El Guggenheim que no vendrá

Apreciaciones y dudas sobre el proyecto museístico de Tabacalera

Pablo Luis Álvarez

Pablo Luis Álvarez

Me dijeron el otro día: «Esto que escribes es muy difícil, la gente no se entera», a lo que yo respondí: «Subestimas a mis lectores», esperando felizmente en efecto tener alguno. Me parece que es un desprecio hacia quien tiene la generosidad de leernos el pensar que el público medio no tiene la capacidad de analizar y digerir textos complejos, incluso arduos, o de encontrar placer en ese desempeño (más aún ahora que sabemos que Asturias es, además, toda una potencia en comprensión lectora). Siguiendo con esta línea en la que no estoy solo –que hay saberes en mi campo que pueden permitir a la ciudadanía fiscalizar la política cultural que se le impone– hoy voy a hablar de la Tabacalera de Gijón.

Parece que este es el proyecto estrella de quien probablemente se convierta en la nueva alcaldesa de la ciudad –la anterior corporación municipal también había puesto sus ojos en el edificio de Cimadevilla, con un planteamiento diferente que también tenía tela que cortar–. En la presentación del proyecto, Moriyón tranquilizaba al electorado al recordarles que su idea no supondría un aumento en la adjudicación presupuestaria, ni tampoco un retraso en la finalización de las obras. Mis queridos gijoneses pueden respirar aliviados sabiendo que sus dineros se administrarán con sabiduría. Por supuesto, el proyecto se nos presenta como revulsivo cultural y motor dinamizador para la ciudad en particular y para Asturias en general, renovando nuestras esperanzas de que quizás el arte, sin saber cómo ni por qué, pueda ser algún día la solución definitiva para alcanzar la prosperidad económica y la paz social –efectivamente, yo creo que lo es, pero no lo va a ser ni por ósmosis ni por birlibirloque.

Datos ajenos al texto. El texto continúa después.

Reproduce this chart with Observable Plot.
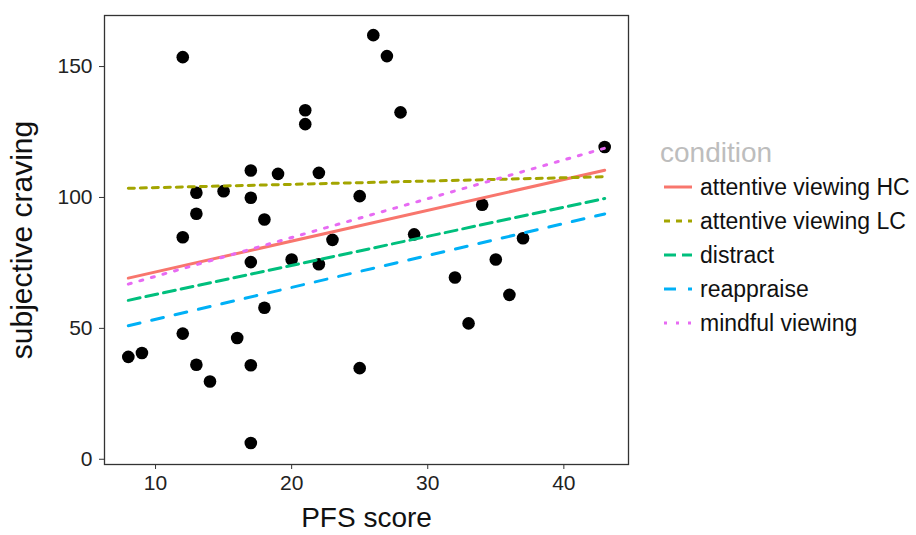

Ni tampoco porque vaya a reproducir en Gijón lo que a menudo se conoce por «efecto Guggenheim», fenómeno que el equipo de la candidata espera replicar. Esto, conciudadanos, es un embuste y no va a suceder.

Recordemos brevemente las circunstancias en que se desarrolla el éxito del proyecto bilbaíno, que acarreó un desembolso de más de 150 millones de dólares para que la fundación que daría nombre al museo bailase con una ciudad que chapoteaba en la cochambre. Esto sucede en un contexto ideológico y estructural en el que España necesitaba grandes infraestructuras (y también del optimismo nacional que los proyectos faraónicos son capaces de brindar). También el mundo del arte contemporáneo había delegado entonces el éxito de sus iniciativas en el estrellato de los grandes arquitectos. El proyecto de Frank Gehry no sólo trajo un espacio que pudiese dar cabida a una nueva colección asociada a otra ya existente (de muchísimo más relumbrón que la de los Masaveu, me temo) así como a exposiciones temporales, sino que se convirtió en sí mismo en un icono para la ciudad, sin duda porque la «intelligentsia» del momento, con la excepción de Oteiza, había puesto su confianza en esta manera de hacer arquitectura.

Hoy esto ha cambiado y el escepticismo hacia esta clase de propuesta es la posición habitual entre quienes se dedican al arte. Desde luego el proyecto de Tabacalera ni cuenta con la presencia estelar de un arquitecto como Gehry ni va a convertir al edificio en un icono global –no creo tampoco que tenga que convertirse en eso–.

Pero con lo que no cuenta este proyecto es con el respaldo institucional y el prestigio sin parangón que el apellido Guggenheim aporta, ni tampoco con el saber curatorial que la fundación Salomon R. Guggenheim, a cambio de que Bilbao financiase el proyecto, llevó a la ciudad vasca. ¿Por qué iba a querer Ai Wei Wei asociar su nombre a una ciudad que ni le suena ni le interesa? ¿Y cuánto tendría que pagar Gijón para despertar su interés? Al espacio de Tabacalera, nos dicen, vendrán Rubens y Picasso. ¿Con qué dinero se pagará esta fiesta de la cultura a la que se nos invita?